Key has heaped scorn on the party, run by satirical writer Ben Uffindell, which is campaigning on free ice cream for all and a llama for each child living in poverty.
"In reality, most people are going to sit there and think 'what a joke', they are literally a joke - just like [the] Bill and Ben [Party] was," Key said this morning on Breakfast.
That the party had been given tens of thousands of dollars in taxpayer money was "unbelievable".
Key said it was an expensive joke, "but in the end, I guess it's the Electoral Commission that decides the broadcasting divvying up of the money, and they've gone from 11 parties to fund, to 17.

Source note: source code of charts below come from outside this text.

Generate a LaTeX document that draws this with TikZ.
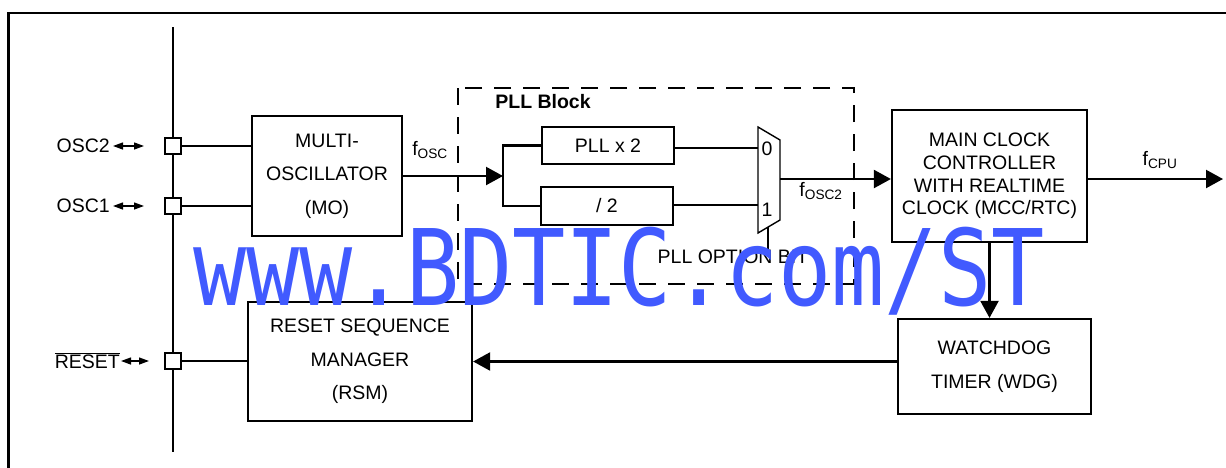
\documentclass[tikz,border=0pt]{standalone}
\usepackage{fontspec}
\setmainfont{Liberation Sans}
\newfontfamily\wmfont{DejaVu Sans Mono}
\usetikzlibrary{arrows.meta}
\definecolor{wmblue}{RGB}{65,90,255}
\begin{document}
\begin{tikzpicture}[x=1pt,y=-1pt,
  box/.style={draw,line width=2.2pt,inner sep=0pt,align=center,font=\fontsize{19.5}{33.5}\selectfont},
  txt/.style={inner sep=0pt,font=\fontsize{19.5}{23}\selectfont},
  wire/.style={line width=2.2pt},
  arr/.style={line width=2.2pt,-{Triangle[length=17pt,width=18pt]}},
  pin/.style={draw,fill=white,line width=2pt,minimum size=16pt,inner sep=0pt},
  dbl/.style={line width=1.3pt,{Triangle[length=10pt,width=7pt]}-{Triangle[length=10pt,width=7pt]}},
  dash box/.style={line width=2pt,dash pattern=on 17pt off 12pt}
]
\useasboundingbox (0,0) rectangle (1226,467);
% frame
\coordinate (fb) at (8.5,480);
\coordinate (fc) at (8.5,13);
\coordinate (fr) at (1240,13);
\draw[line width=2.6pt] (fb) -- (fc) -- (fr);
% bus
\coordinate (bt) at (173,27);
\coordinate (bb) at (173,452);
\draw[line width=2.2pt] (bt) -- (bb);
% pins
\node[pin] (p2) at (173,146) {};
\node[pin] (p1) at (173,206) {};
\node[pin] (pr) at (173,361) {};
% pin labels
\node[txt,anchor=east] (l2) at (110,146) {OSC2};
\node[txt,anchor=east] (l1) at (110,206) {OSC1};
\node[txt,anchor=base east] (lr) at (120,368) {$\overline{\mbox{RESET}}$};
\coordinate (a2s) at (113,146); \coordinate (a2e) at (144,146);
\coordinate (a1s) at (113,206); \coordinate (a1e) at (144,206);
\coordinate (ars) at (121,361); \coordinate (are) at (149,361);
\draw[dbl] (a2s) -- (a2e);
\draw[dbl] (a1s) -- (a1e);
\draw[dbl] (ars) -- (are);
% blocks
\node[box,minimum width=150pt,minimum height=120pt] (mo) at (327,176) {MULTI-\\OSCILLATOR\\(MO)};
\node[box,minimum width=132pt,minimum height=37pt] (pll2) at (608,145.5) {PLL x 2};
\node[box,minimum width=132pt,minimum height=38pt] (div2) at (607,206) {/ 2};
\node[box,minimum width=195pt,minimum height=132pt,font=\fontsize{19.5}{22.7}\selectfont] (mcc) at (989.5,176) {MAIN CLOCK\\CONTROLLER\\WITH REALTIME\\CLOCK (MCC/RTC)};
\node[box,minimum width=193pt,minimum height=95pt] (wdg) at (994.5,366.5) {WATCHDOG\\TIMER (WDG)};
\node[box,minimum width=224pt,minimum height=119pt] (rsm) at (360,361.5) {RESET SEQUENCE\\MANAGER\\(RSM)};
% PLL block
\coordinate (pbtl) at (458,88);
\coordinate (pbbr) at (854,284);
\draw[dash box] (pbtl) rectangle (pbbr);
\node[inner sep=0pt,font=\fontsize{19.5}{23}\selectfont\bfseries] (pllb) at (543,102) {PLL Block};
% mux
\coordinate (mtl) at (758,127);
\coordinate (mtr) at (780,140);
\coordinate (mbr) at (780,220);
\coordinate (mbl) at (758,233);
\draw[line width=1.4pt,line join=miter] (mtl) -- (mtr) -- (mbr) -- (mbl) -- cycle;
\coordinate (m0) at (758,148);
\coordinate (m1) at (758,205);
\coordinate (mo2) at (780,179);
\coordinate (msel) at (768,227);
\node[txt] (in0) at (767,149) {0};
\node[txt] (in1) at (767,210) {1};
\node[txt] (opt) at (733,257) {PLL OPTION BIT};
% wires
\draw[wire] (p2.east) -- (p2 -| mo.west);
\draw[wire] (p1.east) -- (p1 -| mo.west);
\draw[wire] (pr.east) -- (pr -| rsm.west);
\coordinate (br) at (503,176);
\draw[arr] (mo.east) -- (br);
\draw[wire] (pll2.west) -| (br) |- (div2.west);
\draw[wire] (pll2.east |- m0) -- (m0);
\draw[wire] (div2.east |- m1) -- (m1);
\draw[arr] (mo2) -- (mo2 -| mcc.west);
\coordinate (cpu) at (1223,179);
\draw[arr] (mcc.east |- cpu) -- (cpu);
\draw[wire] (msel) -- (msel |- opt.north);
\draw[arr] (mcc.south) -- (mcc.south |- wdg.north);
\draw[arr] (wdg.west |- rsm.east) -- (rsm.east);
% signal labels
\node[txt] (fosc) at (430,150) {f\textsubscript{OSC}};
\node[txt] (fosc2) at (821,191) {f\textsubscript{OSC2}};
\node[txt] (fcpu) at (1160,160) {f\textsubscript{CPU}};
% watermark
\node[inner sep=0pt,anchor=base west,text=wmblue] (wm) at (193,305)
  {\scalebox{0.837}[1]{\wmfont\fontsize{105.6}{110}\selectfont www.BDTIC.com/ST}};
\end{tikzpicture}
\end{document}
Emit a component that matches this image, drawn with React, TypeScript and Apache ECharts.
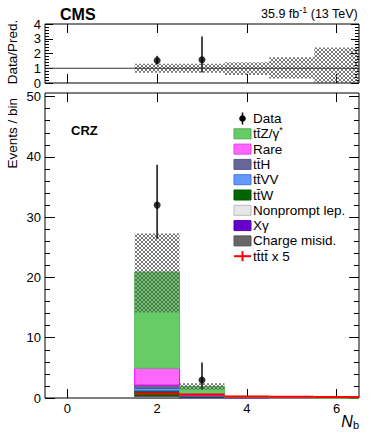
import React, { useEffect, useRef } from "react";
import * as echarts from "echarts";

// ---------- data ----------
const bins = [0, 1, 2, 3, 4, 5, 6];
const chargeMisid = [0, 0, 0.1, 0.01, 0, 0, 0];
const xGamma = [0, 0, 0.05, 0.01, 0, 0, 0];
const nonprompt = [0, 0, 0.15, 0.05, 0.01, 0, 0];
const ttW = [0, 0, 0.9, 0.15, 0.02, 0, 0];
const ttVV = [0, 0, 0.4, 0.08, 0.01, 0, 0];
const ttH = [0, 0, 0.55, 0.1, 0.01, 0, 0];
const rare = [0, 0, 2.8, 0.25, 0.03, 0.01, 0];
const ttZ = [0, 0, 15.95, 1.25, 0.09, 0.02, 0.01];

const uncLo = [null, null, 14.2, 1.35, 0.09, 0.01, 0];
const uncHi = [null, null, 27.3, 2.45, 0.24, 0.05, 0.02];

const tttt5 = [null, null, 0.6, 0.4, 0.1, 0.03, 0.01];

const dataX = [2, 3];
const dataY = [32, 3];
const dataLo = [26.4, 1.4];
const dataHi = [38.7, 5.9];

const ratioY = [1.52, 1.58];
const ratioLo = [1.25, 0.72];
const ratioHi = [1.84, 3.15];
const ratioBandLo = [null, null, 0.7, 0.7, 0.55, 0.3, 0];
const ratioBandHi = [null, null, 1.3, 1.3, 1.4, 1.75, 2.4];

const xTicks = [0, 2, 4, 6];
const mainYMajor = [0, 10, 20, 30, 40, 50];
const mainYMinor = [2, 4, 6, 8, 12, 14, 16, 18, 22, 24, 26, 28, 32, 34, 36, 38, 42, 44, 46, 48];
const ratioYMajor = [0, 1, 2, 3, 4];
const ratioYMinor = [0.2, 0.4, 0.6, 0.8, 1.2, 1.4, 1.6, 1.8, 2.2, 2.4, 2.6, 2.8, 3.2, 3.4, 3.6, 3.8];

const X_MIN = -0.5;
const X_MAX = 6.5;
const MAIN_Y_MAX = 50.6;
const RATIO_Y_MAX = 4;

const FONT = "'Liberation Sans', Arial, Helvetica, sans-serif";

const stackDefs = [
  { name: "Charge misid.", values: chargeMisid, fill: "#666666", stroke: "#555555" },
  { name: "Xγ", values: xGamma, fill: "#6600cc", stroke: "#5500aa" },
  { name: "Nonprompt lep.", values: nonprompt, fill: "#e6e6e6", stroke: "#bbbbbb" },
  { name: "tt̄W", values: ttW, fill: "#006600", stroke: "#005500" },
  { name: "tt̄VV", values: ttVV, fill: "#6699ff", stroke: "#3366ff" },
  { name: "tt̄H", values: ttH, fill: "#666699", stroke: "#555588" },
  { name: "Rare", values: rare, fill: "#ff66ff", stroke: "#ff00ff" },
  { name: "tt̄Z/γ*", values: ttZ, fill: "#66cc66", stroke: "#55bb55" },
];

const legendRows = [
  { label: "Data", kind: "data" },
  { label: "{m|tt̄Z/γ}{s|*}", kind: "box", fill: "#66cc66", stroke: "#55aa55" },
  { label: "Rare", kind: "box", fill: "#ff66ff", stroke: "#dd44dd" },
  { label: "tt̄H", kind: "box", fill: "#666699", stroke: "#555588" },
  { label: "tt̄VV", kind: "box", fill: "#6699ff", stroke: "#4477dd" },
  { label: "tt̄W", kind: "box", fill: "#006600", stroke: "#005500" },
  { label: "Nonprompt lep.", kind: "box", fill: "#e6e6e6", stroke: "#bbbbbb" },
  { label: "Xγ", kind: "box", fill: "#6600cc", stroke: "#5500aa" },
  { label: "Charge misid.", kind: "box", fill: "#666666", stroke: "#555555" },
  { label: "tt̄tt̄ x 5", kind: "line" },
];

function makeHatch() {
  const c = document.createElement("canvas");
  c.width = 4;
  c.height = 4;
  const ctx = c.getContext("2d");
  if (ctx) {
    ctx.fillStyle = "rgba(85,85,85,0.8)";
    for (let i = 0; i < 4; i++) {
      ctx.fillRect(i, i, 1, 1);
      ctx.fillRect(3 - i, i, 1, 1);
    }
  }
  return { image: c, repeat: "repeat", imageWidth: 4, imageHeight: 4 } as any;
}

function measure(text: string, size: number) {
  const c = document.createElement("canvas");
  const ctx = c.getContext("2d");
  if (!ctx) return text.length * size * 0.55;
  ctx.font = `${size}px ${FONT}`;
  return ctx.measureText(text).width;
}

function rectItem(fill: any, stroke: any, lineWidth = 1) {
  return (params: any, api: any) => {
    const x = api.value(0);
    const y0 = api.value(1);
    const y1 = api.value(2);
    const p0 = api.coord([x - 0.5, y0]);
    const p1 = api.coord([x + 0.5, y1]);
    return {
      type: "rect",
      shape: { x: p0[0], y: p1[1], width: p1[0] - p0[0], height: p0[1] - p1[1] },
      style: { fill, stroke, lineWidth },
    };
  };
}

function errItem(color: string, width: number) {
  return (params: any, api: any) => {
    const x = api.value(0);
    const a = api.coord([x, api.value(1)]);
    const b = api.coord([x, api.value(2)]);
    return {
      type: "line",
      shape: { x1: a[0], y1: a[1], x2: b[0], y2: b[1] },
      style: { stroke: color, lineWidth: width },
    };
  };
}

function xAxisDef(gridIndex: number, position: string, labels: boolean) {
  return {
    type: "value",
    gridIndex,
    position,
    min: X_MIN,
    max: X_MAX,
    axisLine: { show: false, onZero: false },
    splitLine: { show: false },
    axisTick: {
      show: true,
      inside: true,
      length: 9,
      customValues: xTicks,
      lineStyle: { color: "#000", width: 1 },
    },
    axisLabel: labels
      ? {
          show: true,
          customValues: xTicks,
          fontFamily: FONT,
          fontSize: 13,
          color: "#000",
          margin: 4,
        }
      : { show: false },
  };
}

function yAxisDef(
  gridIndex: number,
  position: string,
  max: number,
  ticks: number[],
  len: number,
  labels: boolean
) {
  return {
    type: "value",
    gridIndex,
    position,
    min: 0,
    max,
    axisLine: { show: false, onZero: false },
    splitLine: { show: false },
    axisTick: {
      show: true,
      inside: true,
      length: len,
      customValues: ticks,
      lineStyle: { color: "#000", width: 1 },
    },
    axisLabel: labels
      ? {
          show: true,
          customValues: ticks,
          fontFamily: FONT,
          fontSize: 13,
          color: "#000",
          margin: 4,
        }
      : { show: false },
  };
}

export default function App() {
  const ref = useRef<HTMLDivElement>(null);

  useEffect(() => {
    if (!ref.current) return;
    const chart = echarts.init(ref.current, null, { renderer: "svg" });
    const hatch = makeHatch();

    // stacked series
    const base = bins.map(() => 0);
    const stackSeries = stackDefs.map((d, k) => {
      const items: number[][] = [];
      bins.forEach((b, i) => {
        const v = d.values[i];
        if (v > 0) items.push([b, base[i], base[i] + v]);
        base[i] += v;
      });
      return {
        type: "custom",
        name: d.name,
        xAxisIndex: 2,
        yAxisIndex: 4,
        z: 2 + k * 0.01,
        renderItem: rectItem(d.fill, d.stroke, 1),
        encode: { x: 0, y: [1, 2] },
        data: items,
      };
    });

    const uncData = bins
      .map((b, i) => [b, uncLo[i], uncHi[i]])
      .filter((d) => d[1] !== null);
    const ratioBandData = bins
      .map((b, i) => [b, ratioBandLo[i], ratioBandHi[i]])
      .filter((d) => d[1] !== null);
    const tttData = bins.map((b, i) => [b, tttt5[i]]).filter((d) => d[1] !== null);

    const graphics: any[] = [];
    graphics.push({
      type: "text",
      x: 60,
      y: 14,
      style: { text: "CMS", fontFamily: FONT, fontSize: 16, fontWeight: "bold", fill: "#000", verticalAlign: "middle" },
    });

    // lumi label, laid out from measured widths
    const HS = 12.5;
    const SS = 9;
    const t3 = " (13 TeV)";
    const t2 = "-1";
    const t1 = "35.9 fb";
    const w3 = measure(t3, HS);
    const w2 = measure(t2, SS);
    const xr = 358;
    const x3 = xr - w3;
    const x2 = x3 - w2;
    graphics.push({
      type: "text",
      x: x3,
      y: 14,
      style: { text: t3, fontFamily: FONT, fontSize: HS, fill: "#000", verticalAlign: "middle" },
    });
    graphics.push({
      type: "text",
      x: x2,
      y: 10,
      style: { text: t2, fontFamily: FONT, fontSize: SS, fill: "#000", verticalAlign: "middle" },
    });
    graphics.push({
      type: "text",
      x: x2,
      y: 14,
      style: { text: t1, fontFamily: FONT, fontSize: HS, fill: "#000", align: "right", verticalAlign: "middle" },
    });

    graphics.push({
      type: "text",
      x: 12,
      y: 52,
      rotation: Math.PI / 2,
      style: { text: "Data/Pred.", fontFamily: FONT, fontSize: 13.5, fill: "#000", align: "center", verticalAlign: "middle" },
    });
    graphics.push({
      type: "text",
      x: 12,
      y: 98,
      rotation: Math.PI / 2,
      style: { text: "Events / bin", fontFamily: FONT, fontSize: 13.5, fill: "#000", align: "right", verticalAlign: "middle" },
    });
    graphics.push({
      type: "text",
      x: 71,
      y: 130,
      style: { text: "CRZ", fontFamily: FONT, fontSize: 13, fontWeight: "bold", fill: "#000", verticalAlign: "middle" },
    });
    const wb = measure("b", 11);
    graphics.push({
      type: "text",
      x: 359 - wb,
      y: 421,
      style: { text: "N", fontFamily: FONT, fontSize: 16, fontStyle: "italic", fill: "#000", align: "right", verticalAlign: "middle" },
    });
    graphics.push({
      type: "text",
      x: 359 - wb,
      y: 425,
      style: { text: "b", fontFamily: FONT, fontSize: 11, fill: "#000", verticalAlign: "middle" },
    });

    // legend
    const LX = 234;
    const LW = 17;
    const LY0 = 118.5;
    const LDY = 15.3;
    legendRows.forEach((r: any, i) => {
      const cy = LY0 + i * LDY;
      if (r.kind === "box") {
        graphics.push({
          type: "rect",
          shape: { x: LX, y: cy - 5, width: LW, height: 10 },
          style: { fill: r.fill, stroke: r.stroke, lineWidth: 1 },
        });
      } else if (r.kind === "data") {
        graphics.push({
          type: "line",
          shape: { x1: LX + LW / 2, y1: cy - 6, x2: LX + LW / 2, y2: cy + 6 },
          style: { stroke: "#000", lineWidth: 1.5 },
        });
        graphics.push({
          type: "circle",
          shape: { cx: LX + LW / 2, cy, r: 3.3 },
          style: { fill: "#000" },
        });
      } else {
        graphics.push({
          type: "line",
          shape: { x1: LX, y1: cy, x2: LX + LW, y2: cy },
          style: { stroke: "#ff0000", lineWidth: 2 },
        });
        graphics.push({
          type: "line",
          shape: { x1: LX + LW / 2, y1: cy - 5, x2: LX + LW / 2, y2: cy + 5 },
          style: { stroke: "#ff0000", lineWidth: 2 },
        });
      }
      graphics.push({
        type: "text",
        x: 253,
        y: cy,
        style: {
          text: r.label,
          fontFamily: FONT,
          fontSize: 13.5,
          fill: "#000",
          verticalAlign: "middle",
          rich: {
            m: { fontFamily: FONT, fontSize: 13.5, lineHeight: 16, fill: "#000" },
            s: { fontFamily: FONT, fontSize: 9, lineHeight: 9, verticalAlign: "top", fill: "#000" },
          },
        },
      });
    });

    const option: any = {
      animation: false,
      backgroundColor: "#fff",
      grid: [
        { left: 45, top: 24, width: 314, height: 59, show: true, borderColor: "#000", borderWidth: 1, backgroundColor: "transparent", containLabel: false, outerBoundsMode: "none" },
        { left: 45, top: 93, width: 314, height: 305, show: true, borderColor: "#000", borderWidth: 1, backgroundColor: "transparent", containLabel: false, outerBoundsMode: "none" },
      ],
      xAxis: [
        xAxisDef(0, "bottom", false),
        xAxisDef(0, "top", false),
        xAxisDef(1, "bottom", true),
        xAxisDef(1, "top", false),
      ],
      yAxis: [
        yAxisDef(0, "left", RATIO_Y_MAX, ratioYMajor, 8, true),
        yAxisDef(0, "left", RATIO_Y_MAX, ratioYMinor, 4, false),
        yAxisDef(0, "right", RATIO_Y_MAX, ratioYMajor, 8, false),
        yAxisDef(0, "right", RATIO_Y_MAX, ratioYMinor, 4, false),
        yAxisDef(1, "left", MAIN_Y_MAX, mainYMajor, 10, true),
        yAxisDef(1, "left", MAIN_Y_MAX, mainYMinor, 5, false),
        yAxisDef(1, "right", MAIN_Y_MAX, mainYMajor, 10, false),
        yAxisDef(1, "right", MAIN_Y_MAX, mainYMinor, 5, false),
      ],
      series: [
        // ratio panel
        {
          type: "custom",
          xAxisIndex: 0,
          yAxisIndex: 0,
          z: 2,
          renderItem: rectItem(hatch, "none", 0),
          encode: { x: 0, y: [1, 2] },
          data: ratioBandData,
        },
        {
          type: "line",
          xAxisIndex: 0,
          yAxisIndex: 0,
          z: 3,
          symbol: "none",
          lineStyle: { color: "#333", width: 1 },
          data: [
            [X_MIN, 1],
            [X_MAX, 1],
          ],
        },
        {
          type: "custom",
          xAxisIndex: 0,
          yAxisIndex: 0,
          z: 4,
          renderItem: errItem("#333", 1.8),
          encode: { x: 0, y: [1, 2] },
          data: dataX.map((x, i) => [x, ratioLo[i], ratioHi[i]]),
        },
        {
          type: "scatter",
          xAxisIndex: 0,
          yAxisIndex: 0,
          z: 5,
          symbol: "circle",
          symbolSize: 7,
          itemStyle: { color: "#000" },
          data: dataX.map((x, i) => [x, ratioY[i]]),
        },
        // main panel
        ...stackSeries,
        {
          type: "custom",
          xAxisIndex: 2,
          yAxisIndex: 4,
          z: 3,
          renderItem: rectItem(hatch, "none", 0),
          encode: { x: 0, y: [1, 2] },
          data: uncData,
        },
        {
          type: "custom",
          xAxisIndex: 2,
          yAxisIndex: 4,
          z: 4,
          renderItem: (params: any, api: any) => {
            const x = api.value(0);
            const v = api.value(1);
            const a = api.coord([x - 0.5, v]);
            const b = api.coord([x + 0.5, v]);
            return {
              type: "line",
              shape: { x1: a[0], y1: a[1] - 1, x2: b[0], y2: b[1] - 1 },
              style: { stroke: "#ff0000", lineWidth: 2 },
            };
          },
          encode: { x: 0, y: 1 },
          data: tttData,
        },
        {
          type: "custom",
          xAxisIndex: 2,
          yAxisIndex: 4,
          z: 5,
          renderItem: errItem("#333", 1.8),
          encode: { x: 0, y: [1, 2] },
          data: dataX.map((x, i) => [x, dataLo[i], dataHi[i]]),
        },
        {
          type: "scatter",
          xAxisIndex: 2,
          yAxisIndex: 4,
          z: 6,
          symbol: "circle",
          symbolSize: 7,
          itemStyle: { color: "#000" },
          data: dataX.map((x, i) => [x, dataY[i]]),
        },
      ],
      graphic: graphics,
    };

    chart.setOption(option);
    return () => chart.dispose();
  }, []);

  return (
    <div
      ref={ref}
      style={{ position: "fixed", left: 0, top: 0, width: 374, height: 436, background: "#fff" }}
    />
  );
}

"They've probably got prescribed rules and there's not much they can do about it," he said.
"But in reality, the Civilian Party will be thinking the biggest joke's on us, the taxpayer."
Lobby group the Taxpayers Union has also slammed the funding.
Executive director Jordan Williams said if the Civilian Party was serious about remaining funny, it should not take the money.
"It's bad enough that taxpayers have to fork out for political party propaganda, but for tax dollars to be given to a satirical party is outrageous," he said.
"While the Civilian Party is a fun project of Mr Uffindell, we are stunned that it would apply for taxpayer funding to prop up his hobby. The 'party' should not accept the money."
But according to electoral rules, the Civilian Party has to notify the commission that it considers itself to be qualified for an allocation in taxpayer funding.
CIVILIAN PARTY 'GOT SHORT-CHANGED'
Uffindell said last week that taxpayers had actually come out of the situation quite well.
"The commission actually short-changed us really," Uffindell said.
"We asked for $1 million and only got $33,000, so we got a bad deal really."
Uffindell said the Civilian Party was "not a joke" and had every right to the funding as it met all the legal criteria for a legitimate political party.
"We would not be allowed to accept the money if our party weren't real," he said.
"There are other joke parties getting funding, like the Conservatives and ACT."